Your first question comes from Christopher Dowd of Third Avenue Management.
Your 2026 production guidance of 6.4 million to 7.7 million Boe and CapEx of $76 million to $97 million has got a bit of a range to it. For the benefit of everyone on the call, could you just give a little more context on what scenarios might lead to the higher and lower end of that guidance? And then I've got a follow-up.
Sure. Yes. Thank you for the interest and the questions. Things that we're watching for in that range is timing is a big part of it. So right now, we're planning on drilling 10 wells and completing 8; if the timing of the shift is due to the availability of crews or weather or anything like that, that could shift wells later in the year or into next year potentially that could affect the range as well as working interest. A lot of the wells that we're developing this year, their pooling hasn't been finalized in Oklahoma. As you pool the well, sometimes you can achieve higher working interest through that pooling process. And so while we budgeted for some potential net increases, additional could add additional capital, but it also adds additional production with that as well. And so we tend to like to make sure that we're budgeting at appropriate achievable levels. And so we're not accounting for all of that potential upside that could occur through the normal planning and development process throughout the year.

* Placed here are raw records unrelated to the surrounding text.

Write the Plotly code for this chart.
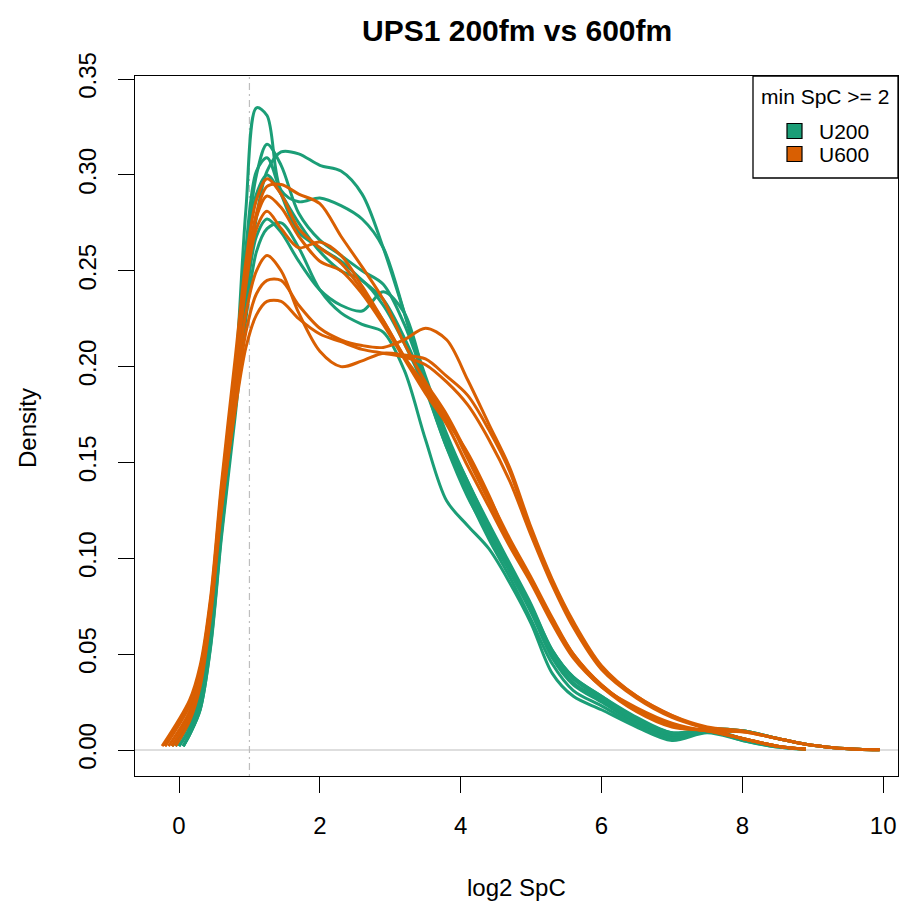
import plotly.graph_objects as go

# ---- data ----
GRID = [0.15, 0.3, 0.45, 0.6, 0.8, 0.95, 1.1, 1.25, 1.45, 1.7, 2.0, 2.3, 2.6, 2.9, 3.2, 3.5,
        3.8, 4.1, 4.4, 4.7, 5.0, 5.3, 5.6, 6.0, 6.5, 7.0, 7.5, 8.0, 8.5, 8.9,
        9.3, 9.65, 9.95]
N = None

U200_START = [0.06, 0.0, 0.06, -0.05, 0.0, 0.06, -0.1]
U200_CURVES = [
    [0.008, 0.022, 0.058, 0.118, 0.195, 0.282, 0.335, 0.331, 0.292, 0.286, 0.288, 0.284, 0.277, 0.262, 0.228, 0.190, 0.158, 0.132, 0.112, 0.093, 0.072, 0.048, 0.034, 0.025, 0.014, 0.007, 0.010, 0.006, 0.002, 0.0005, N, N, N],
    [0.011, 0.026, 0.064, 0.125, 0.195, 0.258, 0.300, 0.316, 0.305, 0.280, 0.266, 0.258, 0.250, 0.243, 0.222, 0.192, 0.162, 0.137, 0.115, 0.095, 0.074, 0.050, 0.035, 0.026, 0.015, 0.008, 0.011, 0.006, 0.002, 0.0005, N, N, N],
    [0.008, 0.021, 0.055, 0.112, 0.180, 0.235, 0.278, 0.302, 0.312, 0.311, 0.305, 0.302, 0.290, 0.262, 0.228, 0.195, 0.165, 0.140, 0.118, 0.097, 0.076, 0.052, 0.038, 0.028, 0.016, 0.008, 0.010, 0.010, 0.006, 0.003, 0.0012, 0.0004, 0.0001],
    [0.014, 0.030, 0.070, 0.130, 0.198, 0.262, 0.302, 0.309, 0.290, 0.270, 0.262, 0.255, 0.245, 0.235, 0.215, 0.190, 0.163, 0.140, 0.117, 0.096, 0.075, 0.052, 0.038, 0.028, 0.017, 0.009, 0.011, 0.010, 0.006, 0.003, 0.0012, 0.0004, 0.0001],
    [0.011, 0.026, 0.062, 0.120, 0.185, 0.235, 0.268, 0.277, 0.270, 0.255, 0.240, 0.232, 0.229, 0.239, 0.228, 0.193, 0.160, 0.133, 0.110, 0.090, 0.068, 0.045, 0.031, 0.023, 0.013, 0.006, 0.010, 0.005, 0.0015, 0.0004, N, N, N],
    [0.008, 0.021, 0.054, 0.110, 0.175, 0.225, 0.260, 0.272, 0.275, 0.262, 0.240, 0.228, 0.222, 0.218, 0.198, 0.162, 0.130, 0.117, 0.105, 0.087, 0.066, 0.040, 0.028, 0.021, 0.012, 0.005, 0.009, 0.005, 0.0015, 0.0004, N, N, N],
    [0.016, 0.032, 0.072, 0.132, 0.200, 0.255, 0.290, 0.300, 0.290, 0.275, 0.260, 0.250, 0.245, 0.232, 0.212, 0.188, 0.158, 0.135, 0.113, 0.093, 0.072, 0.051, 0.037, 0.027, 0.016, 0.009, 0.011, 0.010, 0.006, 0.003, 0.0012, 0.0004, 0.0001],
]

U600_START = [-0.24, -0.2, -0.1, -0.2, -0.05, -0.15, -0.1]
U600_CURVES = [
    [0.026, 0.044, 0.080, 0.138, 0.205, 0.255, 0.287, 0.298, 0.290, 0.272, 0.262, 0.254, 0.240, 0.224, 0.205, 0.188, 0.172, 0.155, 0.133, 0.108, 0.088, 0.067, 0.049, 0.033, 0.022, 0.014, 0.010, 0.0095, 0.006, 0.003, 0.0012, 0.0004, 0.0001],
    [0.024, 0.042, 0.078, 0.135, 0.200, 0.248, 0.280, 0.294, 0.295, 0.290, 0.285, 0.268, 0.252, 0.235, 0.212, 0.192, 0.175, 0.154, 0.132, 0.110, 0.090, 0.069, 0.050, 0.034, 0.021, 0.013, 0.010, 0.006, 0.002, 0.0005, N, N, N],
    [0.018, 0.036, 0.074, 0.130, 0.195, 0.242, 0.272, 0.281, 0.272, 0.262, 0.265, 0.258, 0.242, 0.224, 0.205, 0.190, 0.174, 0.152, 0.130, 0.108, 0.089, 0.068, 0.050, 0.034, 0.021, 0.013, 0.010, 0.0095, 0.006, 0.003, 0.0012, 0.0004, 0.0001],
    [0.023, 0.041, 0.077, 0.130, 0.188, 0.228, 0.250, 0.258, 0.250, 0.228, 0.208, 0.200, 0.203, 0.207, 0.206, 0.204, 0.195, 0.185, 0.167, 0.145, 0.113, 0.088, 0.066, 0.043, 0.028, 0.018, 0.011, 0.006, 0.002, 0.0005, N, N, N],
    [0.015, 0.033, 0.070, 0.124, 0.180, 0.218, 0.238, 0.245, 0.245, 0.232, 0.220, 0.214, 0.211, 0.210, 0.214, 0.220, 0.214, 0.193, 0.170, 0.147, 0.116, 0.089, 0.067, 0.044, 0.028, 0.018, 0.012, 0.010, 0.006, 0.003, 0.0012, 0.0004, 0.0001],
    [0.020, 0.038, 0.074, 0.126, 0.178, 0.210, 0.227, 0.234, 0.234, 0.225, 0.217, 0.213, 0.209, 0.207, 0.205, 0.201, 0.192, 0.180, 0.162, 0.140, 0.112, 0.086, 0.064, 0.042, 0.027, 0.017, 0.011, 0.006, 0.002, 0.0005, N, N, N],
    [0.018, 0.037, 0.075, 0.132, 0.198, 0.245, 0.278, 0.289, 0.283, 0.268, 0.255, 0.250, 0.238, 0.222, 0.204, 0.186, 0.170, 0.148, 0.127, 0.106, 0.087, 0.066, 0.048, 0.033, 0.020, 0.012, 0.010, 0.006, 0.002, 0.0005, N, N, N],
]
START_Y = 0.002

GROUPS = ["U200", "U600"]
COLORS = {"U200": "#1B9E77", "U600": "#D95F02"}
TITLE = "UPS1 200fm vs 600fm"
XLABEL = "log2 SpC"
YLABEL = "Density"
LEGEND_TITLE = "min SpC >= 2"
X_TICKS = [0, 2, 4, 6, 8, 10]
Y_TICKS = [0.00, 0.05, 0.10, 0.15, 0.20, 0.25, 0.30, 0.35]
VLINE_X = 1

FONT = "Liberation Sans, Arial, sans-serif"

fig = go.Figure()

for grp, starts, curves in (("U200", U200_START, U200_CURVES), ("U600", U600_START, U600_CURVES)):
    for s, ys in zip(starts, curves):
        xs = [s] + GRID
        yv = [START_Y] + ys
        fig.add_trace(go.Scatter(
            x=xs, y=yv, mode="lines",
            line=dict(color=COLORS[grp], width=3, shape="spline", smoothing=0.9),
            showlegend=False, hoverinfo="skip", connectgaps=False))

# plot-region geometry (pixels)
L, R, T, B = 135, 898, 76, 776
W, H = R - L, B - T
def px(x): return (x - L) / W
def py(y): return (B - y) / H

shapes = [
    dict(type="line", xref="x", yref="paper", x0=VLINE_X, x1=VLINE_X, y0=0, y1=1,
         line=dict(color="#BEBEBE", width=1.2, dash="2px,4px,7px,4px"), layer="below"),
    dict(type="line", xref="paper", yref="y", x0=0, x1=1, y0=0, y1=0,
         line=dict(color="#BEBEBE", width=1.2), layer="below"),
    # legend box
    dict(type="rect", xref="paper", yref="paper", x0=px(753), x1=1, y0=py(178), y1=1,
         line=dict(color="black", width=1.3), fillcolor="white", layer="above"),
]
annotations = [
    dict(text="<b>%s</b>" % TITLE, xref="paper", yref="paper", x=px(517), y=py(30),
         showarrow=False, font=dict(size=30, family=FONT, color="black"),
         xanchor="center", yanchor="middle"),
    dict(text=XLABEL, xref="paper", yref="paper", x=px(516), y=py(887),
         showarrow=False, font=dict(size=24, family=FONT, color="black"),
         xanchor="center", yanchor="middle"),
    dict(text=YLABEL, xref="paper", yref="paper", x=px(27), y=py(428),
         showarrow=False, font=dict(size=24, family=FONT, color="black"),
         textangle=-90, xanchor="center", yanchor="middle"),
    dict(text=LEGEND_TITLE, xref="paper", yref="paper", x=px(825), y=py(96),
         showarrow=False, font=dict(size=21, family=FONT, color="black"),
         xanchor="center", yanchor="middle"),
]
LEG_ROWS = [131, 154]
for grp, row in zip(GROUPS, LEG_ROWS):
    shapes.append(dict(type="rect", xref="paper", yref="paper",
                       x0=px(787), x1=px(802), y0=py(row + 7.5), y1=py(row - 7.5),
                       fillcolor=COLORS[grp], line=dict(color="black", width=1.2),
                       layer="above"))
    annotations.append(dict(text=grp, xref="paper", yref="paper", x=px(817), y=py(row),
                            showarrow=False, font=dict(size=21, family=FONT, color="black"),
                            xanchor="left", yanchor="middle"))

fig.update_layout(
    width=907, height=909, autosize=False,
    margin=dict(l=L, r=907 - R, t=T, b=909 - B),
    paper_bgcolor="white", plot_bgcolor="white",
    font=dict(family=FONT, color="black"),
    shapes=shapes, annotations=annotations,
    showlegend=False,
)
fig.update_xaxes(range=[-0.625, 10.21], tickvals=X_TICKS, ticktext=[str(v) for v in X_TICKS],
                 showgrid=False, zeroline=False, showline=True, mirror=True,
                 linecolor="black", linewidth=1.3, ticks="outside", ticklen=16,
                 tickwidth=1.3, tickcolor="black", tickfont=dict(size=24, family=FONT),
                 ticklabelstandoff=12)
fig.update_yaxes(range=[-0.01356, 0.3516], tickvals=Y_TICKS,
                 ticktext=["%.2f" % v for v in Y_TICKS],
                 showgrid=False, zeroline=False, showline=True, mirror=True,
                 linecolor="black", linewidth=1.3, ticks="outside", ticklen=16,
                 tickwidth=1.3, tickcolor="black", tickfont=dict(size=24, family=FONT),
                 tickangle=-90, ticklabelstandoff=12)

fig.write_html("out.html", config={"displayModeBar": False},
               post_script="document.body.style.margin='0px';document.body.style.overflow='hidden';")
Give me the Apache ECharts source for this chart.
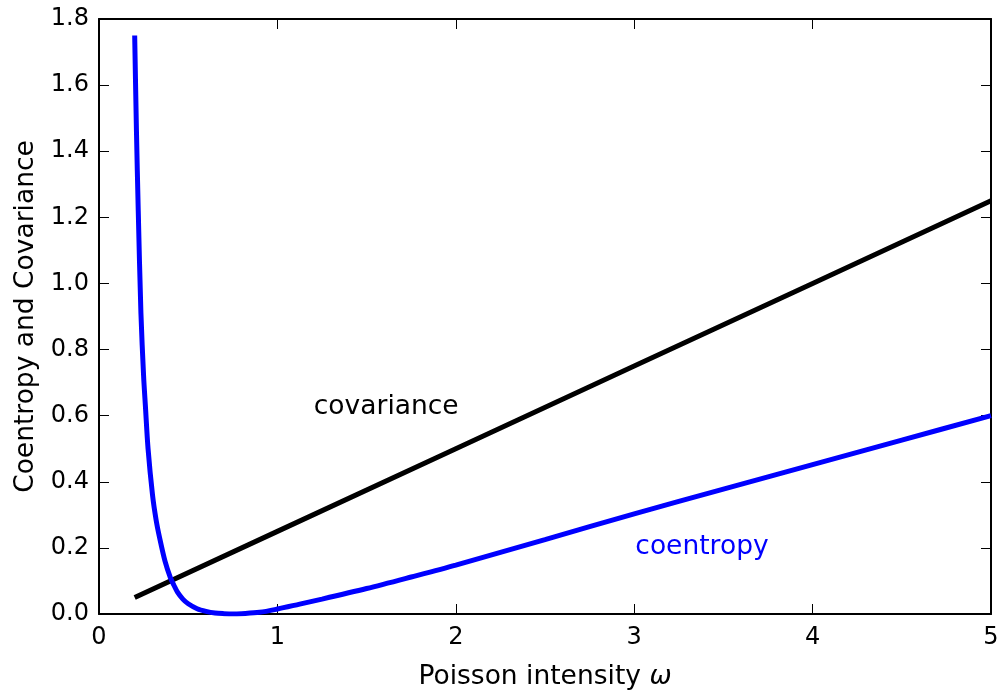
<!DOCTYPE html>
<html>
<head>
<meta charset="utf-8">
<script src="https://cdn.jsdelivr.net/npm/echarts@6/dist/echarts.min.js"></script>
<style>
  html, body { margin: 0; padding: 0; background: #fff; }
  #chart { width: 1006px; height: 696px; }
</style>
</head>
<body>
<div id="chart"></div>
<script>
// values
const omegaCoentropy = [0.2, 0.21, 0.22, 0.235, 0.25, 0.26, 0.275, 0.3, 0.32, 0.34, 0.37, 0.4, 0.42, 0.44, 0.47, 0.5, 0.55, 0.6, 0.65, 0.7, 0.75, 0.8, 0.9, 1.0, 1.125, 1.25, 1.5, 1.75, 2.0, 2.5, 3.0, 3.5, 4.0, 4.5, 5.0];
const coentropy = [1.75, 1.46, 1.22, 0.91, 0.72, 0.63, 0.50, 0.36, 0.285, 0.23, 0.16, 0.11, 0.087, 0.066, 0.045, 0.031, 0.016, 0.008, 0.003, 0.001, 0.0, 0.001, 0.005, 0.015, 0.03, 0.045, 0.077, 0.112, 0.148, 0.225, 0.303, 0.378, 0.452, 0.526, 0.6];

const omegaCovariance = [0.2, 1, 2, 3, 4, 5];
const covariance = [0.05, 0.25, 0.5, 0.75, 1.0, 1.25];

const xTicks = [0, 1, 2, 3, 4, 5];
const yTicks = [0, 0.2, 0.4, 0.6, 0.8, 1.0, 1.2, 1.4, 1.6, 1.8];

// where the two text labels sit, in data units
const covLabelAt = [1.61, 0.625];
const coeLabelAt = [3.38, 0.202];

const font = 'DejaVu Sans';
const chart = echarts.init(document.getElementById('chart'));

function zip(xs, ys) {
  return xs.map((x, i) => [x, ys[i]]);
}

const frameLine = { show: true, onZero: false, lineStyle: { color: '#000', width: 2 } };
const inTick = { show: true, inside: true, length: 10, lineStyle: { color: '#000', width: 1 } };

const option = {
  animation: false,
  backgroundColor: '#fff',
  grid: { left: 99, right: 15, top: 19, bottom: 82, containLabel: false },
  xAxis: [
    {
      type: 'value',
      min: xTicks[0],
      max: xTicks[xTicks.length - 1],
      interval: 1,
      position: 'bottom',
      axisLine: frameLine,
      axisTick: inTick,
      splitLine: { show: false },
      axisLabel: { color: '#000', fontFamily: font, fontSize: 24, margin: 12 },
      name: 'Poisson intensity {i|ω}',
      nameLocation: 'middle',
      nameGap: 50,
      nameTextStyle: {
        color: '#000', fontFamily: font, fontSize: 26.5,
        rich: { i: { fontFamily: font, fontStyle: 'italic', fontSize: 26.5, color: '#000' } }
      }
    },
    {
      type: 'value',
      min: xTicks[0],
      max: xTicks[xTicks.length - 1],
      interval: 1,
      position: 'top',
      axisLine: frameLine,
      axisTick: inTick,
      axisLabel: { show: false },
      splitLine: { show: false }
    }
  ],
  yAxis: [
    {
      type: 'value',
      min: yTicks[0],
      max: yTicks[yTicks.length - 1],
      interval: 0.2,
      position: 'left',
      axisLine: frameLine,
      axisTick: inTick,
      splitLine: { show: false },
      axisLabel: {
        color: '#000', fontFamily: font, fontSize: 24, margin: 10,
        formatter: v => v.toFixed(1)
      },
      name: 'Coentropy and Covariance',
      nameLocation: 'middle',
      nameGap: 57,
      nameTextStyle: { color: '#000', fontFamily: font, fontSize: 26.5 }
    },
    {
      type: 'value',
      min: yTicks[0],
      max: yTicks[yTicks.length - 1],
      interval: 0.2,
      position: 'right',
      axisLine: frameLine,
      axisTick: inTick,
      axisLabel: { show: false },
      splitLine: { show: false }
    }
  ],
  series: [
    {
      name: 'covariance',
      type: 'line',
      data: zip(omegaCovariance, covariance),
      showSymbol: false,
      lineStyle: { color: '#000', width: 5 },
      itemStyle: { color: '#000' },
      markPoint: {
        symbol: 'circle',
        symbolSize: 0,
        data: [{ coord: covLabelAt, value: 'covariance' }],
        label: {
          show: true, position: 'inside', formatter: 'covariance',
          color: '#000', fontFamily: font, fontSize: 26.5
        }
      }
    },
    {
      name: 'coentropy',
      type: 'line',
      data: zip(omegaCoentropy, coentropy),
      showSymbol: false,
      smooth: 0.3,
      lineStyle: { color: '#0000ff', width: 5 },
      itemStyle: { color: '#0000ff' },
      markPoint: {
        symbol: 'circle',
        symbolSize: 0,
        data: [{ coord: coeLabelAt, value: 'coentropy' }],
        label: {
          show: true, position: 'inside', formatter: 'coentropy',
          color: '#0000ff', fontFamily: font, fontSize: 26.5
        }
      }
    }
  ]
};

chart.setOption(option);
</script>
</body>
</html>
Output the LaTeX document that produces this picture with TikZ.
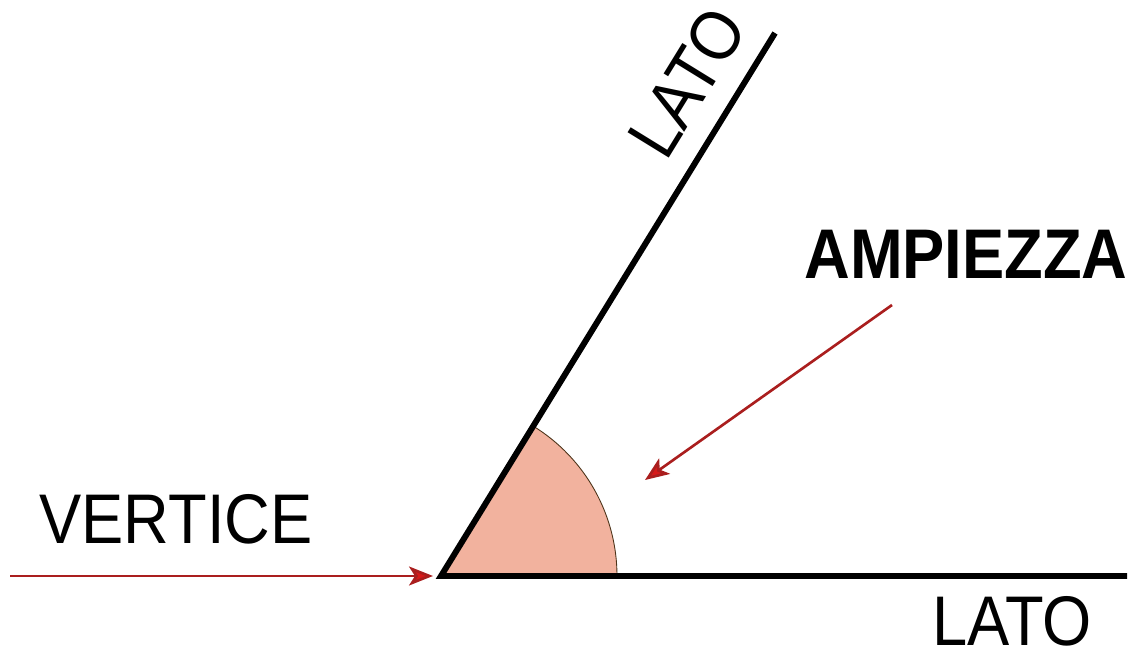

Very helpful. And then just as my follow-up question, can you comment on how you're viewing what seems to be a fairly supportive spot market today relative to how that might influence your hedging positions going forward? I know you mentioned, I think, about 23% hedged today. But how should we think about the opportunity to kind of lock in more certainty on the cash flows going forward?
Sure. That's a great question and one we're actively monitoring. While we're on the call, I'll share a few thoughts before turning it over to our CFO, Jonathan Frates, for more details. A significant point is that we don't carry any debt, so there are no bank-mandated hedging requirements for us. This allows us to approach hedging a bit more opportunistically. Prices have risen this year, and we've responded by acquiring additional options. There's a considerable amount of speculation in the market regarding potential oil price movements, so we’re careful to add more contracts while also seeking opportunities for upside potential. With that, I’ll pass it over to Jonathan.
Yes, I believe you captured it well, Grayson. We are very flexible with this program. I want to emphasize that most of our oil hedges were established very recently. Looking at the remainder of the year, I mentioned earlier that we had about 27% of our projected production hedged for oil. However, since we implemented many of these hedges recently and we are two months into the year, the overall percentage might appear slightly higher based on your own estimates. We are quite optimistic as oil prices keep rising. We are monitoring the situation daily, and we plan to add more hedges as the year progresses, contingent on the market trends continuing in this positive direction.
Your next question comes from the line of Sergey Pigarev of Freedom Broker.
I think everyone had this question on guidance, '26 with production and CapEx. And so actually, I want to ask about the guidance too, I say that you have this higher range of price differentials guidance for NGLs. And actually in Q4, we were a bit surprised because of actually higher differentials that we expected for Q4 yes, so do you see some temporary things here or is it like something structural, and we will see higher differentials from here?
Sure, Sergey. I appreciate your question. There's a difference in price dynamics depending on the commodity. For oil, the market has been relatively tight, but you may be referring to gas. As we discuss gas, we've indicated that as commodity prices rise, and in comparison to the Henry Hub benchmark, our fixed costs in the gas stream decrease, which leads to greater overall returns. In a scenario with $4 gas, we would be at the upper end of our guidance range. Conversely, at $2 gas, we would be closer to the lower end. This is why we provided a range of 50% to 70% to accommodate varying gas price environments. For the year, we are nearing the center of that 60% range, with an average price just over $3 from a benchmarking standpoint. Specifically for Q4, we saw a widening of the regional price differences; much of our gas is sold through the Panhandle Eastern and NGL PL markets. This situation appears to be localized and temporary. Structurally, our goal is to maximize gas sales at higher commodity prices because that’s when we achieve the best returns.
There are no further questions at this time. This concludes today's call. Thank you for attending. You may now disconnect.